Converting 3D .glt objects?
April 4, 2021 5:26 AM   Subscribe

What is the best way to convert some 3D objects that are in the .glt (GLTF) format so that I can use them as .OBJ files (or other compatible format) in Unity?

I gather so far that I need to convert them from a format that bundles the textures into a single file to one like Wavefront OBJ in which the textures live in separate files.

Hoping to avoid lossiness, and also to perform the conversion offline rather than through an online converter tool. A little confused by all the options out there though.

Any help much appreciated. Can do either Mac or Windows.
posted by johngoren to Computers & Internet (6 answers total)
 
Not quite what you're asking for, but Khronos Group provides pretty good tooling for GLTF. One option is their Unity integration, which will allow you to load GLTF inside the editor at design time, or in your build at runtime. I think it can also export to other formats, but I have not used that feature. It's been 2 or 3 years since I used this but it worked extremely well on a project that used a lot of GLTF (actually 3dtiles, which is gltf + geospatial info).

If you absolutely don't want to have your gltfs touch Unity, they also provide a Blender plugin (once you're in Blender you can export whatever you want).

One challenge for you is that gltf specifies a bunch of things that OBJ doesn't necessarily support, like animation, etc. You may want to use fbx or collada as an interchange format (they support more metadata like animations, bone weight, etc) or just stick with gltf.
posted by Alterscape at 7:09 AM on April 4, 2021


There's another plugin that I've used available here: https://github.com/Siccity/GLTFUtility - if you open the package manager in Unity, press the + icon and choose "Add Package from Git URL" and enter the url https://github.com/siccity/gltfutility.git it should just work and load any gltf format files you drop into your project.

Depending on what features your GLTF files use one or the other plugin might be better, I'm sure they will both handle plain textured models fine.
posted by samj at 8:05 AM on April 4, 2021 [1 favorite]

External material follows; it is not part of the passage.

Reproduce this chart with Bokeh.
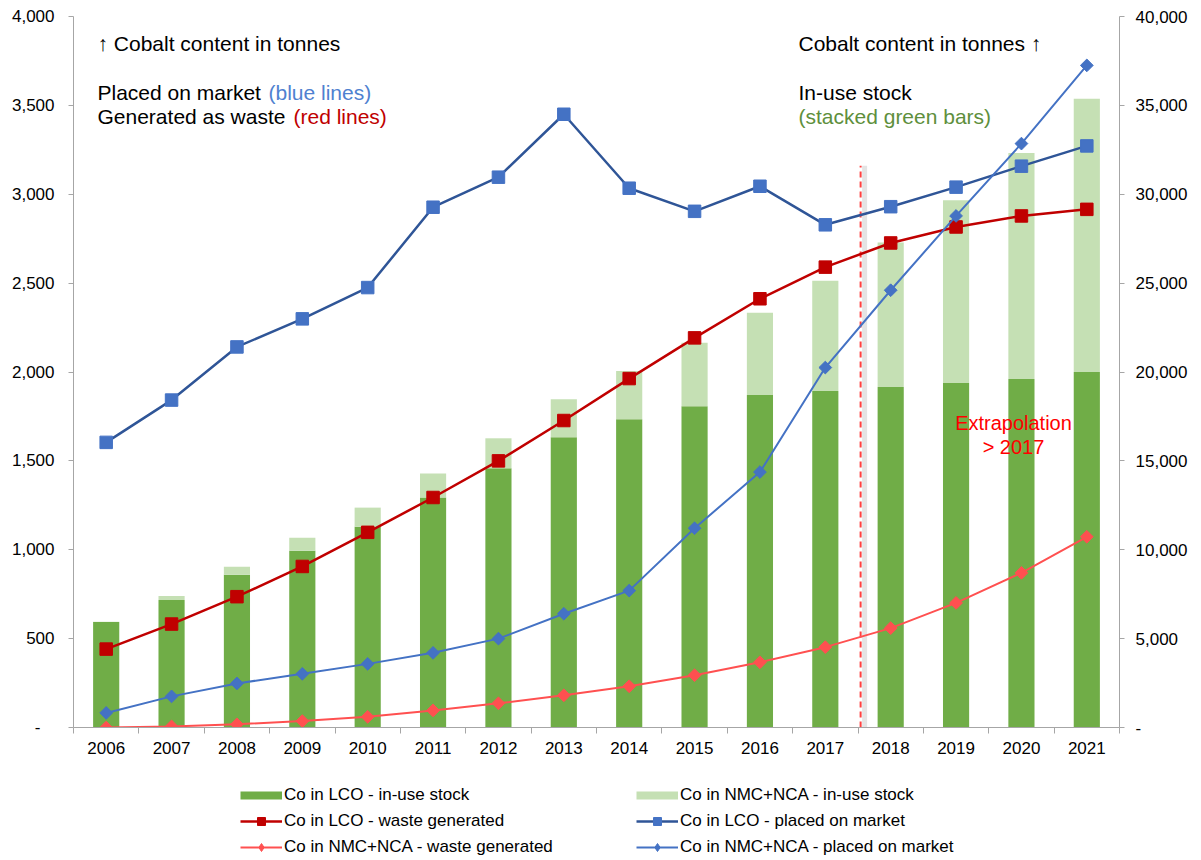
import math
from bokeh.plotting import figure
from bokeh.layouts import column
from bokeh.models import (Range1d, LinearAxis, FixedTicker, NumeralTickFormatter,
                          Legend, LegendItem, ColumnDataSource)
from bokeh.core.properties import value
from bokeh.embed import file_html
from bokeh.resources import INLINE

# ---------------- data ----------------
years = [2006, 2007, 2008, 2009, 2010, 2011, 2012, 2013,
         2014, 2015, 2016, 2017, 2018, 2019, 2020, 2021]

# in-use stock (right axis, tonnes Co)
lco_stock = [5930, 7170, 8590, 9940, 11300, 12940, 14580, 16330,
             17340, 18080, 18700, 18930, 19150, 19380, 19600, 20000]
nmc_stock = [20, 230, 450, 740, 1070, 1350, 1690, 2140,
             2720, 3560, 4630, 6210, 8140, 10280, 12720, 15370]

# flows (left axis, tonnes Co)
lco_market = [1604, 1842, 2141, 2299, 2475, 2927, 3096, 3450,
              3034, 2904, 3045, 2828, 2930, 3040, 3158, 3272]
lco_waste = [441, 582, 736, 906, 1098, 1294, 1500, 1727,
             1963, 2192, 2412, 2590, 2726, 2816, 2878, 2915]
nmc_market = [82, 175, 248, 302, 358, 420, 500, 640,
              770, 1121, 1437, 2025, 2460, 2878, 3285, 3725]
nmc_waste = [0, 6, 18, 36, 60, 96, 136, 181,
             232, 294, 367, 452, 559, 701, 870, 1073]

left_ticks = [0, 500, 1000, 1500, 2000, 2500, 3000, 3500, 4000]
right_ticks = [0, 5000, 10000, 15000, 20000, 25000, 30000, 35000, 40000]

legend_labels = [
    "Co in LCO - in-use stock",
    "Co in NMC+NCA - in-use stock",
    "Co in LCO - waste generated",
    "Co in LCO - placed on market",
    "Co in NMC+NCA - waste generated",
    "Co in NMC+NCA - placed on market",
]

extrapolation_x = 2017.54
extrapolation_top = 3160

FONT = "Liberation Sans"
DARK_GREEN = "#70AD47"
LIGHT_GREEN = "#C5E0B4"
DARK_RED = "#C00000"
LIGHT_RED = "#FF5050"
BLUE = "#4472C4"
DARK_BLUE = "#2F5597"
AXIS_GRAY = "#A6A6A6"
TXT = "#000000"

FRAME_L, FRAME_T, FRAME_W, FRAME_H = 73, 16, 1046, 711
BOTTOM = 50


def px(x):
    return 2005.5 + (x - FRAME_L) / FRAME_W * 16


def py(y):
    return (FRAME_T + FRAME_H - y) / FRAME_H * 4000


p = figure(frame_width=FRAME_W, frame_height=FRAME_H,
           x_range=Range1d(2005.5, 2021.5), y_range=Range1d(0, 4000),
           output_backend="svg", toolbar_location=None,
           min_border_left=FRAME_L, min_border_right=76, min_border_top=FRAME_T,
           min_border_bottom=BOTTOM, outline_line_color=None,
           background_fill_color="white", border_fill_color="white")
p.extra_y_ranges = {"right": Range1d(0, 40000)}
p.xgrid.visible = False
p.ygrid.visible = False

# ---------- axes ----------
xa = p.xaxis[0]
xa.ticker = FixedTicker(ticks=years, minor_ticks=[y - 0.5 for y in years] + [2021.5])
xa.major_tick_line_color = None
xa.major_tick_out = 6
xa.major_tick_in = 0
xa.minor_tick_out = 6
xa.minor_tick_in = 0
xa.minor_tick_line_color = AXIS_GRAY
xa.axis_line_color = AXIS_GRAY
xa.major_label_text_font = FONT
xa.major_label_text_font_size = "17px"
xa.major_label_text_color = TXT
xa.major_label_standoff = 8

ya = p.yaxis[0]
ya.ticker = FixedTicker(ticks=left_ticks)
ya.formatter = NumeralTickFormatter(format="0,0")
ya.major_label_overrides = {0: "-\u00a0\u00a0\u00a0"}
ya.major_tick_out = 5
ya.major_tick_in = 0
ya.minor_tick_line_color = None
ya.major_tick_line_color = AXIS_GRAY
ya.axis_line_color = AXIS_GRAY
ya.major_label_text_font = FONT
ya.major_label_text_font_size = "17px"
ya.major_label_text_color = TXT
ya.major_label_standoff = 14

ra = LinearAxis(y_range_name="right", ticker=FixedTicker(ticks=right_ticks),
                formatter=NumeralTickFormatter(format="0,0"))
ra.major_label_overrides = {0: "-"}
ra.major_tick_out = 5
ra.major_tick_in = 0
ra.minor_tick_line_color = None
ra.major_tick_line_color = AXIS_GRAY
ra.axis_line_color = AXIS_GRAY
ra.major_label_text_font = FONT
ra.major_label_text_font_size = "17px"
ra.major_label_text_color = TXT
ra.major_label_standoff = 11
p.add_layout(ra, "right")

# ---------- bars ----------
src = ColumnDataSource(dict(year=years, lco=lco_stock, nmc=nmc_stock))
p.vbar_stack(["lco", "nmc"], x="year", width=0.4, source=src,
             color=[DARK_GREEN, LIGHT_GREEN], line_color=None,
             y_range_name="right")

# ---------- extrapolation marker ----------
p.segment(x0=[extrapolation_x + 4 / FRAME_W * 16], y0=[0],
          x1=[extrapolation_x + 4 / FRAME_W * 16], y1=[extrapolation_top],
          line_color="#E4E4E4", line_width=5)
p.segment(x0=[extrapolation_x], y0=[0], x1=[extrapolation_x], y1=[extrapolation_top],
          line_color="#FF4040", line_width=2, line_dash="6 4")

# ---------- lines ----------
LINE_STYLES = [
    # (values, line colour, line width, marker fill, square size, angle, legend marker, legend size)
    (lco_market, DARK_BLUE, 2.5, BLUE, 12.5, 0.0, "square", 9),
    (lco_waste, DARK_RED, 2.5, DARK_RED, 12.5, 0.0, "square", 9),
    (nmc_waste, LIGHT_RED, 2.0, LIGHT_RED, 9, math.pi / 4, "diamond", 12),
    (nmc_market, BLUE, 2.0, BLUE, 9, math.pi / 4, "diamond", 12),
]
for vals, lc, lw, mc, ms, ang, _, _ in LINE_STYLES:
    p.line(years, vals, line_color=lc, line_width=lw)
    p.scatter(years, vals, marker="square", size=ms, angle=ang,
              fill_color=mc, line_color=mc)

# ---------- texts ----------
def txt(s, x, y, color=TXT, size="21px", align="left"):
    p.text(x=[px(x)], y=[py(y)], text=[s], text_color=color,
           text_font=value(FONT), text_font_size=size,
           text_align=align, text_baseline="alphabetic")

txt("\u2191 Cobalt content in tonnes", 97, 43)
txt("Placed on market", 97, 92)
txt("(blue lines)", 268, 92, color="#4F81D0")
txt("Generated as waste", 97, 116)
txt("(red lines)", 293, 116, color=DARK_RED)
txt("Cobalt content in tonnes \u2191", 798, 43)
txt("In-use stock", 798, 92)
txt("(stacked green bars)", 798, 116, color="#5E8F3C")
txt("Extrapolation", 1013, 422, color="#FF0000", size="20px", align="center")
txt("> 2017", 1013, 446, color="#FF0000", size="20px", align="center")

# ---------- legend figure ----------
LEG_FRAME_H = 80
p2 = figure(frame_width=FRAME_W, frame_height=LEG_FRAME_H,
            x_range=Range1d(0, 1), y_range=Range1d(0, 1),
            x_axis_type=None, y_axis_type=None,
            output_backend="svg", toolbar_location=None,
            min_border_left=FRAME_L, min_border_right=76, min_border_top=0,
            min_border_bottom=0, outline_line_color=None,
            background_fill_color="white", border_fill_color="white")
p2.xgrid.visible = False
p2.ygrid.visible = False

nan = float("nan")
d_lco = p2.line([nan], [nan], line_color=DARK_GREEN, line_width=8)
d_nmc = p2.line([nan], [nan], line_color=LIGHT_GREEN, line_width=8)
dummy = {}
for key, (vals, lc, lw, mc, ms, ang, lmk, lsz) in zip(["lm", "lw", "nw", "nm"], LINE_STYLES):
    lr = p2.line([nan], [nan], line_color=lc, line_width=lw)
    sr = p2.scatter([nan], [nan], marker=lmk, size=lsz,
                    fill_color=mc, line_color=mc)
    dummy[key] = [lr, sr]

items = [
    LegendItem(label=legend_labels[0], renderers=[d_lco]),
    LegendItem(label=legend_labels[1], renderers=[d_nmc]),
    LegendItem(label=legend_labels[2], renderers=dummy["lw"]),
    LegendItem(label=legend_labels[3], renderers=dummy["lm"]),
    LegendItem(label=legend_labels[4], renderers=dummy["nw"]),
    LegendItem(label=legend_labels[5], renderers=dummy["nm"]),
]
legend = Legend(items=items, orientation="horizontal", ncols=2,
                location=(240 - FRAME_L, 0),
                label_text_font=FONT,
                label_text_font_size="17px", label_text_color=TXT,
                glyph_width=42, glyph_height=20, label_height=20,
                label_width=346, label_standoff=2, spacing=6, padding=0,
                margin=0, border_line_color=None, background_fill_alpha=0)
p2.add_layout(legend, "center")

layout = column(p, p2, spacing=0)
open("out.html", "w").write(file_html(layout, INLINE))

Response by poster: Thanks for the helpful answers. Up til now I’ve managed to extract the files from Blender, but got stuck trying to reunite the objects with the textures (which I was surprised were not named as filenames in the .mtl materials.)
posted by johngoren at 10:40 AM on April 4, 2021


Once you've got the GLTF open in Blender, I believe you can access the maps through the Blender Image Viewer (the same view one uses for UV unwrapping, etc). From there, you can Image->Save As.. to save as a separate image on disk, and update the material in Blender to point to the map on disk rather than the embedded GLTF. This may be painful for more than a few models, but Blender has very deep integration with Python so I imagine you could write a Python script to repeat this process automatically.

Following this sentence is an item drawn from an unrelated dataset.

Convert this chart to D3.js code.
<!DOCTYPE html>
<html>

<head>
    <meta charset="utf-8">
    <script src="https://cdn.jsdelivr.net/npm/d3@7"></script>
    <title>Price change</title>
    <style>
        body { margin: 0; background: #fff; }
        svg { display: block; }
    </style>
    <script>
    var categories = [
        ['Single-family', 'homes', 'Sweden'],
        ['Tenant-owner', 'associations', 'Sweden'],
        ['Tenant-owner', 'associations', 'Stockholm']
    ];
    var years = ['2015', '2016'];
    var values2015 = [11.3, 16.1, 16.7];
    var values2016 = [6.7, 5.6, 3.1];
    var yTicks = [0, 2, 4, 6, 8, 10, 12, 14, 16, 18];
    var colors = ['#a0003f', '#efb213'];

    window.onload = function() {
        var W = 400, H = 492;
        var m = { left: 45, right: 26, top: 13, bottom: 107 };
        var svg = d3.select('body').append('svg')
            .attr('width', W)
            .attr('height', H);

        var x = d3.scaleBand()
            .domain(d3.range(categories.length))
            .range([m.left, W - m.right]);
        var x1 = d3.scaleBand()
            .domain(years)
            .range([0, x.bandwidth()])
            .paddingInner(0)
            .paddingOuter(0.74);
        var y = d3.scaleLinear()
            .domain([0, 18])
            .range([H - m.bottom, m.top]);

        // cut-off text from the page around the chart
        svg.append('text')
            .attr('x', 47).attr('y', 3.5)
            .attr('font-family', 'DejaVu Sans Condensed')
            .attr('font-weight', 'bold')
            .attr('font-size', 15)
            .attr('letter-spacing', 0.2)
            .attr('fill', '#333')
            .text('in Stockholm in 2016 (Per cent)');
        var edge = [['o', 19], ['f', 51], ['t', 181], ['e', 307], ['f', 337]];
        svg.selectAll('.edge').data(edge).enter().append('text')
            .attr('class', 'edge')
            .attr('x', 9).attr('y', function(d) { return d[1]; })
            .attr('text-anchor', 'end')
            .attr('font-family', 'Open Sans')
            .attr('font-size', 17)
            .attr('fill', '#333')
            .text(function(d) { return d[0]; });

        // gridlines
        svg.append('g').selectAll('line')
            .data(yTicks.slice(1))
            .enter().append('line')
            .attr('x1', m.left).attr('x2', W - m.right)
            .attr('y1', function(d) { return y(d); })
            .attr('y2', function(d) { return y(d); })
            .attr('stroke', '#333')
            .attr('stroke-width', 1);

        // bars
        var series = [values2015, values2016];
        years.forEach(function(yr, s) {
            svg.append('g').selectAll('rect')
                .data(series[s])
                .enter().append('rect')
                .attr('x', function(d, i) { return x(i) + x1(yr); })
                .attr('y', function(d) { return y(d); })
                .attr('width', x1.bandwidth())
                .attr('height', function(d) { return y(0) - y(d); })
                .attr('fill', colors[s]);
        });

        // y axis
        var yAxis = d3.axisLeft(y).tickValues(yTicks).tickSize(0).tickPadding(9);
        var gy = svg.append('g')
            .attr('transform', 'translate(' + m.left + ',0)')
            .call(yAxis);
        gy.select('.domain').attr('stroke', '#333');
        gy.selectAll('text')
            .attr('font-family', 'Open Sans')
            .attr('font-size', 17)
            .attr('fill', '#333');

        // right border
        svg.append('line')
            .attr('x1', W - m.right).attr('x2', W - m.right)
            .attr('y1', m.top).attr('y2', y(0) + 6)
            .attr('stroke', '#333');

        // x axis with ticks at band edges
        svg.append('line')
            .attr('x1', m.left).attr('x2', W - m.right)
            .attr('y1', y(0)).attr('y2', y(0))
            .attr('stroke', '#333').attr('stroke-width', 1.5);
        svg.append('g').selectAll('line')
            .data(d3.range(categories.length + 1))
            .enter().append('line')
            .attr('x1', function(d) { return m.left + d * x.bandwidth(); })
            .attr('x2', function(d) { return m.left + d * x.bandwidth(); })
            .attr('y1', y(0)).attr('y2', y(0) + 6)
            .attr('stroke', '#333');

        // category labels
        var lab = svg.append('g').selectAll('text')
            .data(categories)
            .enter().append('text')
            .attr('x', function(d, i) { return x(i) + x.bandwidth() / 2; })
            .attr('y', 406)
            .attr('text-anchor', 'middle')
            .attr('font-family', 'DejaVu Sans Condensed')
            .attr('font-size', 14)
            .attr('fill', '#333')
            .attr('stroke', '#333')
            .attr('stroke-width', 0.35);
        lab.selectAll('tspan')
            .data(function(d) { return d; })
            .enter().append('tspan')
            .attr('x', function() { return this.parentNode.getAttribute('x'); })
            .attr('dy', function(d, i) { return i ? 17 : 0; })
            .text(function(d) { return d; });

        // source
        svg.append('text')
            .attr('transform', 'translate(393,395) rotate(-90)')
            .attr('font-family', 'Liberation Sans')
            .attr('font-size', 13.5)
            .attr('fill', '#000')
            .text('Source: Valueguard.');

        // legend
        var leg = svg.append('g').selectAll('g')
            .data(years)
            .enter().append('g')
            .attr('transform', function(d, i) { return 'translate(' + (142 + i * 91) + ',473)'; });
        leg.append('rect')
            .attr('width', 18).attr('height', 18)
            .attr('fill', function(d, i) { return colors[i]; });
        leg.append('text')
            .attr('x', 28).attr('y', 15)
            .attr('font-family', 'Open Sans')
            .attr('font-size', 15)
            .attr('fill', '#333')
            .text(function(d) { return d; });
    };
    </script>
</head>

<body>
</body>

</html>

Looks like AssImp also supports GLTF, so if C/C++ is more your speed you could probably also write code to do the same "import, extract textures, re-connect materials, export as obj/fbx/whatever" process with that.

I'm a bit surprised there isn't a command-line tool available for gltf/glb to obj. I think what I was using was this Cesium-supported library/tool in my workflows back then, which will separate maps from a glb/gltf, but won't convert back to OBJ or another non-gltf format.
posted by Alterscape at 10:56 AM on April 4, 2021


Response by poster: Update on this. I've been trying these options but running into a few different obstacles, including my Blender ignorance.

UnityGLTF seems really good, but I'm having trouble setting it up for use. The README setup instructions are sparse and I think outdated, referring to some directory I can't seem to find in the downloadable resources. I found some other instructions in a pull request, but couldn't get those to work either.

GLTFUtility brought the object into Unity but with an all-pink texture instead of the texture files...

The Blender Image Viewer solution seems most promising but I'll have to look up how to change the material path so that it points to disk, because the mysterious Blender interface is confusing me...

If I just set filenames for graphics on the .mtl entries, maybe that will work? Only I'm not sure when I should use which categories of map (map_kd, map_ka...)...
posted by johngoren at 3:48 AM on April 5, 2021


Hm are the gltf files definitely good - do they look ok if you drop them into this: https://github.khronos.org/glTF-Sample-Viewer-Release/

If it's not many files then you could consider recreating the material in unity, as long as you can extract all the maps you should be able to match things up.